The truth about alexander the "accursed"

by Maneck Bhujwalla

Maneck Bhujwalla writes:

I saw the TV documentary "In the Footsteps of Alexander ..." by Michael Wood, that was shown on public TV stations earlier this week. Here are my comments on what I learned from the documentary:

* Since childhood Alexander had nursed a feeling of bitterness and revenge against Persia for its defeat of Greek cities in earlier wars.

* Alexander had a psychological complex with respect to his father, King Phillip, and he wanted to prove himself to be a greater king than his father.

* Alexander's faith in the Greek gods whose messages he received through various oracles at different temple sites, gave him the sense of destiny that he was to be a world conqueror.

* Alexander was unpredictable in behavior, obstinate, and very lucky. Whereas he mostly massacred and tortured and destroyed his defeated enemies, occasionally like in the case of King Porus in India, he forgave and did not kill.

* Alexander proved himself to be a tyrant, by his various large scale massacres - 2,000 (Greek?) people crucified in Tyre, whole population on mountain top in Central Asia massacred even after they surrendered, all the Greek men, women, and children of a small town in Central Asia massacred when he found out that they belonged to the Greek people who had not supported him in Greece even though these people welcomed him, all the people of several towns in India massacred.

* Alexander was corrupted by the absolute power he gained through his conquests, and in denying his parenthood from King Phillip with whom he had conflict, he claimed that an oracle told him that he was the son of God.

* When his close friend tried to discourage his claims to be a God, and his dictatorial attitude that ran counter to democratic ideals of their Greek culture, and reminded him that his father was a greater ruler than him, Alexander kills his friend who had once saved his life. This shows his lack of loyalty, friendship, and brutality. Even the Greek historian has a hard time trying to defend this action.

* In the documentary, Michael Wood acknowledges that contrary to the misconception that the Persians were pagans, the inscriptions showed that the Persian kings worshipped Ahura Mazda, the Lord of Wisdom, and the Persian people believed in righteousness, honesty, and other ethical values.

* The people of many countries conquered and destroyed by Alexander, called Alexander as the devil, or the devil's creation, or Alexander the Accursed, not just Persians or Zoroastrians.

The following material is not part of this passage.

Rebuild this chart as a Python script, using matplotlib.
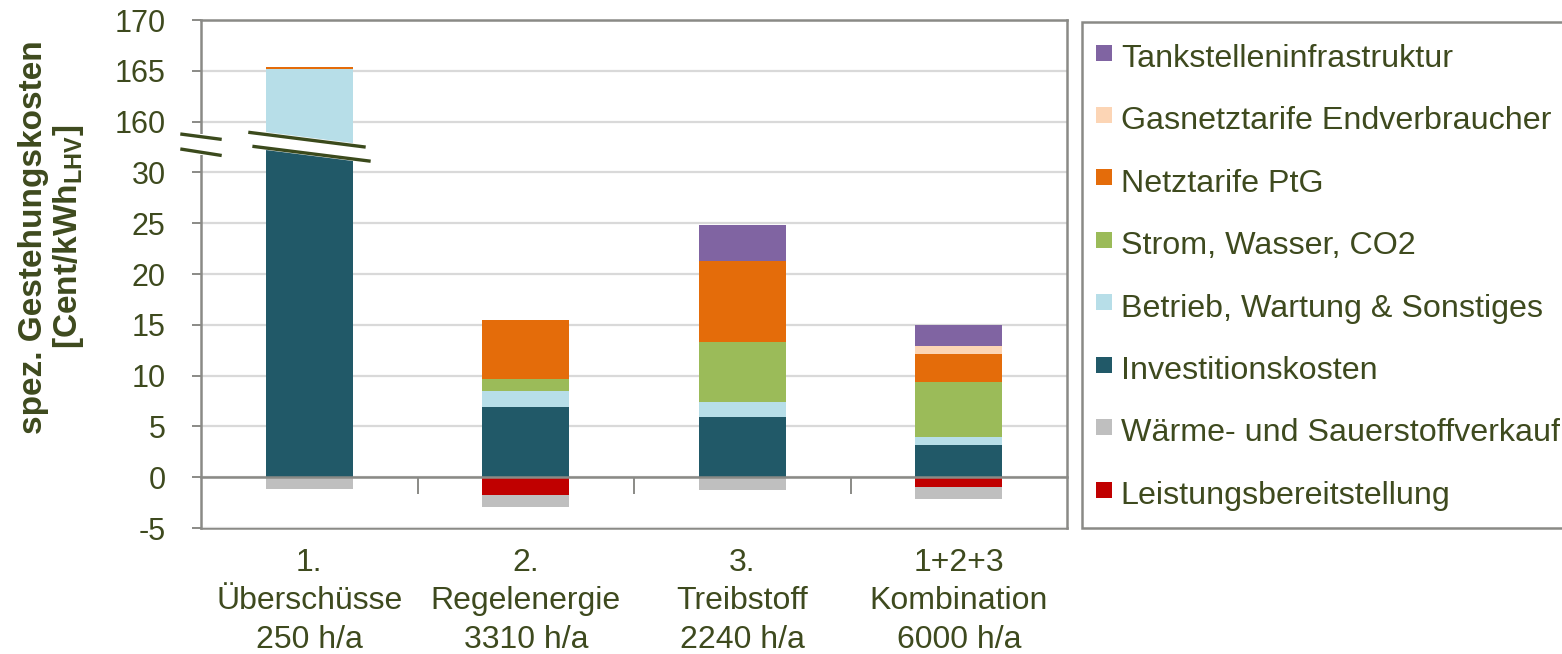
import numpy as np
import matplotlib
matplotlib.use("Agg")
import matplotlib.pyplot as plt
from matplotlib.patches import Polygon, Rectangle
from matplotlib.lines import Line2D
import matplotlib.transforms as mtransforms

plt.rcParams["font.family"] = ["Liberation Sans", "DejaVu Sans"]
plt.rcParams["axes.unicode_minus"] = False
plt.rcParams["mathtext.fontset"] = "custom"
plt.rcParams["mathtext.rm"] = "Liberation Sans"
plt.rcParams["mathtext.bf"] = "Liberation Sans:bold"

# ---- data (Cent/kWh_LHV) ----
categories = ["1.\nÜberschüsse\n250 h/a", "2.\nRegelenergie\n3310 h/a",
              "3.\nTreibstoff\n2240 h/a", "1+2+3\nKombination\n6000 h/a"]
investition = [150.0, 6.90, 5.97, 3.15]
betrieb = [15.2, 1.60, 1.41, 0.80]
strom_wasser_co2 = [0.0, 1.15, 5.92, 5.44]
netztarife_ptg = [0.15, 5.80, 8.00, 2.72]
gasnetztarife = [0.0, 0.0, 0.0, 0.76]
tankstellen = [0.0, 0.0, 3.50, 2.14]
leistung = [0.0, -1.75, 0.0, -0.92]
waerme_sauerstoff = [-1.20, -1.20, -1.25, -1.18]

ytick_values = [-5, 0, 5, 10, 15, 20, 25, 30, 160, 165, 170]

TEXT = "#3E4A1E"
GRID = "#D9D9D9"
AXIS = "#8A8A86"
BREAK = "#3B4A1C"

positive = [
    ("Investitionskosten", investition, "#215968"),
    ("Betrieb, Wartung & Sonstiges", betrieb, "#B7DEE8"),
    ("Strom, Wasser, CO2", strom_wasser_co2, "#9BBB59"),
    ("Netztarife PtG", netztarife_ptg, "#E46C0A"),
    ("Gasnetztarife Endverbraucher", gasnetztarife, "#FCD5B5"),
    ("Tankstelleninfrastruktur", tankstellen, "#8064A2"),
]
negative = [
    ("Leistungsbereitstellung", leistung, "#C00000"),
    ("Wärme- und Sauerstoffverkauf", waerme_sauerstoff, "#BFBFBF"),
]
legend_order = ["Tankstelleninfrastruktur", "Gasnetztarife Endverbraucher",
                "Netztarife PtG", "Strom, Wasser, CO2",
                "Betrieb, Wartung & Sonstiges", "Investitionskosten",
                "Wärme- und Sauerstoffverkauf", "Leistungsbereitstellung"]

# ---- broken value axis: [30, 157.5] is squeezed into 2.5 units ----
LOW, HIGH, SHIFT = 30.0, 157.5, 125.0
SQUEEZED = HIGH - SHIFT - LOW


def forward(v):
    v = np.asarray(v, dtype=float)
    mid = LOW + (v - LOW) * SQUEEZED / (HIGH - LOW)
    return np.where(v <= LOW, v, np.where(v >= HIGH, v - SHIFT, mid))


def inverse(d):
    d = np.asarray(d, dtype=float)
    mid = LOW + (d - LOW) * (HIGH - LOW) / SQUEEZED
    return np.where(d <= LOW, d, np.where(d >= HIGH - SHIFT, d + SHIFT, mid))


W, H = 1562, 654
fig = plt.figure(figsize=(W / 100, H / 100), dpi=100)
ax = fig.add_axes([201 / W, 1 - 528 / H, 866 / W, 508 / H])
ax.set_yscale("function", functions=(forward, inverse))

x = np.arange(len(categories))
bar_w = 0.4
colors = {}
bottom = np.zeros(len(x))
for name, vals, col in positive:
    vals = np.asarray(vals)
    ax.bar(x, vals, bar_w, bottom=bottom, color=col, linewidth=0, zorder=2)
    bottom = bottom + vals
    colors[name] = col
bottom = np.zeros(len(x))
for name, vals, col in negative:
    vals = np.asarray(vals)
    ax.bar(x, vals, bar_w, bottom=bottom, color=col, linewidth=0, zorder=2)
    bottom = bottom + vals
    colors[name] = col

ax.set_xlim(-0.5, len(x) - 0.5)
ax.set_ylim(ytick_values[0], ytick_values[-1])
ax.set_yticks(ytick_values)
ax.set_yticklabels([str(v) for v in ytick_values])
ax.yaxis.set_minor_locator(matplotlib.ticker.NullLocator())
ax.grid(axis="y", color=GRID, linewidth=1.6)
ax.set_axisbelow(True)

for side in ("left", "right", "top", "bottom"):
    ax.spines[side].set_color(AXIS)
    ax.spines[side].set_linewidth(1.8)
# zero line carries the category separator ticks
ax.spines["bottom"].set_position(("data", 0))
ax.spines["bottom"].set_zorder(3)
ax.set_xticks(x[:-1] + 0.5)
ax.set_xticklabels([])
ax.tick_params(axis="x", direction="out", length=12, width=1.4, color=AXIS)
ax.tick_params(axis="y", direction="out", length=6.5, width=1.4, color=AXIS,
               labelsize=22, labelcolor=TEXT, pad=19)

# category labels below the frame
sec = ax.secondary_xaxis("bottom")
sec.set_xticks(x)
sec.set_xticklabels(categories, linespacing=1.36)
sec.tick_params(length=0, pad=14.5, labelsize=23, labelcolor=TEXT)
sec.spines["bottom"].set_color(AXIS)
sec.spines["bottom"].set_linewidth(1.8)

# ---- break symbols (display units: axes fraction of the -5..45 span) ----
def frac(d):
    return (d + 5.0) / 50.0

tr = mtransforms.blended_transform_factory(ax.transData, ax.transAxes)
bx = x[0]
slope = -2.69
up_l = (bx - 0.274, 33.93)
up_r = (bx + 0.253, 33.93 + slope * 0.527)
lo_l = (bx - 0.255, 32.55)
lo_r = (bx + 0.276, 32.55 + slope * 0.531)


def line_y(p, xx):
    return p[1] + slope * (xx - p[0])


xl, xr = bx - bar_w / 2 - 0.01, bx + bar_w / 2 + 0.01
band = Polygon([(xl, frac(line_y(lo_l, xl) - 0.2)), (xr, frac(line_y(lo_l, xr) - 0.2)),
                (xr, frac(line_y(up_l, xr) + 0.23)), (xl, frac(line_y(up_l, xl) + 0.23))],
               closed=True, facecolor="white", edgecolor="none", transform=tr, zorder=4)
ax.add_patch(band)
for (xa, ya), (xb, yb) in ((up_l, up_r), (lo_l, lo_r)):
    ax.add_line(Line2D([xa, xb], [frac(ya), frac(yb)], color=BREAK,
                       linewidth=2.4, transform=tr, zorder=5, clip_on=False))

# break on the value axis
ax.add_patch(Rectangle((-0.008, frac(31.69)), 0.016, frac(33.76) - frac(31.69),
                       transform=ax.transAxes, facecolor="white",
                       edgecolor="none", zorder=4, clip_on=False))
for ya, yb in ((33.76, 33.27), (32.28, 31.69)):
    ax.add_line(Line2D([-0.022, 0.022], [frac(ya), frac(yb)], color=BREAK,
                       linewidth=2.4, transform=ax.transAxes, zorder=5, clip_on=False))

# ---- axis title ----
fig.text(52 / W, 1 - 237 / H,
         "spez. Gestehungskosten\n[Cent/kWh$_{\\mathbf{LHV}}$]",
         rotation=90, ha="center", va="center", multialignment="center",
         fontsize=24, fontweight="bold", color=TEXT, linespacing=1.1)

# ---- legend; its box runs past the right edge of the figure ----
box_left, box_top, box_bottom = 1081.7, 21.7, 527.5
fig.patches.append(Rectangle((box_left / W, 1 - box_bottom / H),
                             (1600 - box_left) / W, (box_bottom - box_top) / H,
                             transform=fig.transFigure, facecolor="white",
                             edgecolor=AXIS, linewidth=1.8, zorder=1))
handles = [Line2D([], [], linestyle="none", marker="s", markersize=11.2,
                  markerfacecolor=colors[n], markeredgewidth=0)
           for n in legend_order]
leg = fig.legend(handles, legend_order, loc="upper left",
                 bbox_to_anchor=(box_left / W, 1 - box_top / H),
                 bbox_transform=fig.transFigure, borderaxespad=0,
                 fontsize=23.2, labelcolor=TEXT, handlelength=0.335,
                 handleheight=1.3, handletextpad=0.36, borderpad=0.52,
                 labelspacing=0.84, frameon=False)

fig.savefig("out.png", dpi=100)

* In spite of Alexander's destruction of Persepolis and Zoroastrian religious books, etc., he did not succeed in permanently destroying the culture, tradition, or religion. The Parthians (from northeast Iran) overthrew the Greek rulers and later the Sassanian kings regained the original territory of the Persian empire of the Achaemanid kings.

* The original sacred fire in front of which Kind Darius (who was defeated by Alexander) prayed to God, was kept burning through the millenia, as claimed by the small Zoroastrian community that was interviewed by Michael Wood in Iran.

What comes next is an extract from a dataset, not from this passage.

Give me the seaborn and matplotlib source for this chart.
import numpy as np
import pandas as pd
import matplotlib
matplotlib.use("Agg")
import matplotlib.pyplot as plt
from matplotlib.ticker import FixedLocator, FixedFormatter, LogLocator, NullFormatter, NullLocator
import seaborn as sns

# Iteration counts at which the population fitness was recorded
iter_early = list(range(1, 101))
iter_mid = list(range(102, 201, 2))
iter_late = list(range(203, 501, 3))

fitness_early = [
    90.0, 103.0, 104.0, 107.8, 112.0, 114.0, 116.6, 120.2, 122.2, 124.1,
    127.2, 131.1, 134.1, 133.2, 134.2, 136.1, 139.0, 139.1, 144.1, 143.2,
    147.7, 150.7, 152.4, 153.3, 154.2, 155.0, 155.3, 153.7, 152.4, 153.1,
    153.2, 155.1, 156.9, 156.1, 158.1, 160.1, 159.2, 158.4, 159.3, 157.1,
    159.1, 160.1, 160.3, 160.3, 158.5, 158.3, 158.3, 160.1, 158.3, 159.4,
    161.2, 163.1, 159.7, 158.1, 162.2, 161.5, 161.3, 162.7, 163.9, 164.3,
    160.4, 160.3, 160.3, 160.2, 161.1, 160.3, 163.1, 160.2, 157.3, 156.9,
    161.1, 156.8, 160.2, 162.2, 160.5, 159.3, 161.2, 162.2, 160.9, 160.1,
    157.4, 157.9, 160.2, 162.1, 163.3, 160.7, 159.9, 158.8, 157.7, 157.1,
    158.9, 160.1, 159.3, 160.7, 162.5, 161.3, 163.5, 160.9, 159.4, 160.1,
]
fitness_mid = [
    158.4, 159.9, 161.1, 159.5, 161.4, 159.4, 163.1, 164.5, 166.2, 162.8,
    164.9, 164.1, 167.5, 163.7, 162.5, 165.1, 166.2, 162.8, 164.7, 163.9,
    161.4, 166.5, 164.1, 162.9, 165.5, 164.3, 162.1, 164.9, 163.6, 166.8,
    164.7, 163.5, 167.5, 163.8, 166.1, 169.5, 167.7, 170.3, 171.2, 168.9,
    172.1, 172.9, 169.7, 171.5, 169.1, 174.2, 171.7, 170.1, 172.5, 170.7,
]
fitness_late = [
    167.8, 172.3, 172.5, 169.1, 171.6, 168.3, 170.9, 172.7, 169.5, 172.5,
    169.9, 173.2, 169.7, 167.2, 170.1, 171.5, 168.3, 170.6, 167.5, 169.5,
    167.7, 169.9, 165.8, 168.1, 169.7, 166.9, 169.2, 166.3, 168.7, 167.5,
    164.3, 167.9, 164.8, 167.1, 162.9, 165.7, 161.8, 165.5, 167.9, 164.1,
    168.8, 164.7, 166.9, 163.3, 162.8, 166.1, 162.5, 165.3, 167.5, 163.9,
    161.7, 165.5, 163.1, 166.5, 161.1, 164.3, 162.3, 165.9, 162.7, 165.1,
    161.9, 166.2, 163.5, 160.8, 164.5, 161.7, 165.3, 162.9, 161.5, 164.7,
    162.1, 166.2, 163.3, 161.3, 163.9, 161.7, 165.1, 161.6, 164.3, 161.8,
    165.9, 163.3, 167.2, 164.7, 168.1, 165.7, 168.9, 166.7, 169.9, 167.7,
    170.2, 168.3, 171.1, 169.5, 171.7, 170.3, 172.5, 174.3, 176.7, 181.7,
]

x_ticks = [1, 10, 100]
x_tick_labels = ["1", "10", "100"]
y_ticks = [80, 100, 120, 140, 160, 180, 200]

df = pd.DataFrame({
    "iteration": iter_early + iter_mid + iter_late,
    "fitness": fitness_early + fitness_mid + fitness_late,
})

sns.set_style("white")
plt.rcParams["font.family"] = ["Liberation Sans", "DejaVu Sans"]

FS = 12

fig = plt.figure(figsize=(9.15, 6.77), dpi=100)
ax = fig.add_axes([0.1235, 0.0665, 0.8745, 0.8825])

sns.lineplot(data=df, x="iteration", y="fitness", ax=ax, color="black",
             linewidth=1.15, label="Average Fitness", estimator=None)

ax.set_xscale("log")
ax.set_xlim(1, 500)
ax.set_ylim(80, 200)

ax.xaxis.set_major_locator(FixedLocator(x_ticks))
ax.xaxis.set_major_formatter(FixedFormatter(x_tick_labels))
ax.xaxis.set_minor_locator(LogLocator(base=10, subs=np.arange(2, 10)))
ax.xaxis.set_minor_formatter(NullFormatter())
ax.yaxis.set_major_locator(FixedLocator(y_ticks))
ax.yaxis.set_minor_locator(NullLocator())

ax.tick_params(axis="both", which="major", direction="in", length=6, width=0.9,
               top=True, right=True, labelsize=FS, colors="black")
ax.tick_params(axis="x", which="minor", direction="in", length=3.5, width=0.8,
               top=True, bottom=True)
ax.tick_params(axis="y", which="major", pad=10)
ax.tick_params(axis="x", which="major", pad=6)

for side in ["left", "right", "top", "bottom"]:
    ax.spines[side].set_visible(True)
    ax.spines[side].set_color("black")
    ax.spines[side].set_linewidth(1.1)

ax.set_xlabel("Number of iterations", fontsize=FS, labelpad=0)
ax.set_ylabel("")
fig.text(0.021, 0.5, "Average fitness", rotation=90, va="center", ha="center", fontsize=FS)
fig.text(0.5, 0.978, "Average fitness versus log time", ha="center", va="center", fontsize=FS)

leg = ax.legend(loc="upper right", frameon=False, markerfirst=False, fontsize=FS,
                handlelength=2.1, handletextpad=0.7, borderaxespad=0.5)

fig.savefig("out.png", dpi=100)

* And, the most important religious scriptures were saved because they were preserved by priests from generation to generation due to their practice of reciting them from memory. And even many of the lesser important scriptures were re-assembled during the Sassanian rule.

* If Alexander had not defeated the Persian king, Darius in the first battle at Sisson, it is likely that the countries that were victimized by his conquests in the Middle East and Asia, would not have suffered such destruction, killings, slavery, etc.

* If Alexander had not looted the treasury of Iran (which had more gold than all the gold at Fort Knox, in the United States), he would not have had the money to continue his military campaign further in Central Asia and India.

* Alexander's life of excess in wars, drinking, etc., finally caught up with him, and instead of living forever like a son of God, he dies a lone tyrant's death, without a true friend, at a very early age.